Begin at the first line and end at the line containing "ReferenceArea, ReferenceLine, ReferenceDot". Extract exactly those lines.
-=-=-
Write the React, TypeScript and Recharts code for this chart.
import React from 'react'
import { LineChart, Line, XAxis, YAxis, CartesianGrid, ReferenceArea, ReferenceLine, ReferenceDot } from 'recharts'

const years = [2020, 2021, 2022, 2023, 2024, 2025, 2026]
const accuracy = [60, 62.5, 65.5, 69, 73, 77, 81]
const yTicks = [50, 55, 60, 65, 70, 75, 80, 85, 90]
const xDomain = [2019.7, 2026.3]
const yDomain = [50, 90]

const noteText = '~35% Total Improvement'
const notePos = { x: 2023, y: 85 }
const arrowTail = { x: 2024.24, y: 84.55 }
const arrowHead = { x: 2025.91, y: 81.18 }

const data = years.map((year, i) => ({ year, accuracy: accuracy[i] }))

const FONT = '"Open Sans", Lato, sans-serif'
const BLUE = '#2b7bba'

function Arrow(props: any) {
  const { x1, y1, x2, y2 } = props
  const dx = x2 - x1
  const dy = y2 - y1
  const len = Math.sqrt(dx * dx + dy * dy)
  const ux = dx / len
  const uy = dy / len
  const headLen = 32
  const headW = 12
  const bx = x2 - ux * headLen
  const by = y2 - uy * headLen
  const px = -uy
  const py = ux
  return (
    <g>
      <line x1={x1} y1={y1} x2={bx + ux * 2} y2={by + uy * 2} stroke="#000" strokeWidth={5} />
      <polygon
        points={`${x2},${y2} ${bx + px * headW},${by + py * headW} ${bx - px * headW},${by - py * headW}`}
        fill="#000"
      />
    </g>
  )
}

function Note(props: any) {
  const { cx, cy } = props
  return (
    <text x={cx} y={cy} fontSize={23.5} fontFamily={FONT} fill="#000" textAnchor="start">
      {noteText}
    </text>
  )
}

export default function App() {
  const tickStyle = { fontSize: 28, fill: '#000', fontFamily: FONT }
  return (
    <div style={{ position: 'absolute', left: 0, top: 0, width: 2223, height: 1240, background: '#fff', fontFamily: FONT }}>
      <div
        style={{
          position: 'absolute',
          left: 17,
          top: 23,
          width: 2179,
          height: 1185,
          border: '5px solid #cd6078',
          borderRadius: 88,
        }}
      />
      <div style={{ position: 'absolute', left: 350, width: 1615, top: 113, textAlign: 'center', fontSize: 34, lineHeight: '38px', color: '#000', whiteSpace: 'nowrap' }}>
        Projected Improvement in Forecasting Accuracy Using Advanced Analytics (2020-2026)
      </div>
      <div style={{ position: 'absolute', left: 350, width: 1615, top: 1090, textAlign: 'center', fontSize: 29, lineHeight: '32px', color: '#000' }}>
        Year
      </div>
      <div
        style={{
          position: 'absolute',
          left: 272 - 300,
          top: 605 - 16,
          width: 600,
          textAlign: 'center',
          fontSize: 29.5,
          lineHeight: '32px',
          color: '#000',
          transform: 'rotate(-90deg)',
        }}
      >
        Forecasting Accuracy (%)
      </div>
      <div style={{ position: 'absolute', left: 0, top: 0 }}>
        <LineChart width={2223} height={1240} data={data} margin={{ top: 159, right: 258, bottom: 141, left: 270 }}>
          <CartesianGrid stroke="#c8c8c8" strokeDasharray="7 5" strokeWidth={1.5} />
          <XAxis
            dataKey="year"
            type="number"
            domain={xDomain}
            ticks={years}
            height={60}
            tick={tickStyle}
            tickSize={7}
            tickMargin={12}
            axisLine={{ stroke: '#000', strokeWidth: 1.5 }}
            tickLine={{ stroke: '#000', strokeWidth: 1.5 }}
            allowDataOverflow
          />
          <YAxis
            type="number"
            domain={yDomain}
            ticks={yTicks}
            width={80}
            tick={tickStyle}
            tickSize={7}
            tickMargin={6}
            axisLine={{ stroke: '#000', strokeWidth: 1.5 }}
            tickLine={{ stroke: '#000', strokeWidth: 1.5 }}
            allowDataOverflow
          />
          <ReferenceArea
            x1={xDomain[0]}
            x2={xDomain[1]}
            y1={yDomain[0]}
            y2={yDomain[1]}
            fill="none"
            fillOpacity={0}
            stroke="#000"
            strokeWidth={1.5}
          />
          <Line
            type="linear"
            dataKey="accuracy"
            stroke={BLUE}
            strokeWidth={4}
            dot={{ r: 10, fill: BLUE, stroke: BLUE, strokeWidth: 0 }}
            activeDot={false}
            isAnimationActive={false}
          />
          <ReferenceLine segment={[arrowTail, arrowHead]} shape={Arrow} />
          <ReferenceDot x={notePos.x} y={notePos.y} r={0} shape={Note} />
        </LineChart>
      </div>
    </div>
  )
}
-=-=-
• Solution for this exercise:
Write the React, TypeScript and Recharts code for this chart.
import React from 'react'
import { LineChart, Line, XAxis, YAxis, CartesianGrid, ReferenceArea, ReferenceLine, ReferenceDot } from 'recharts'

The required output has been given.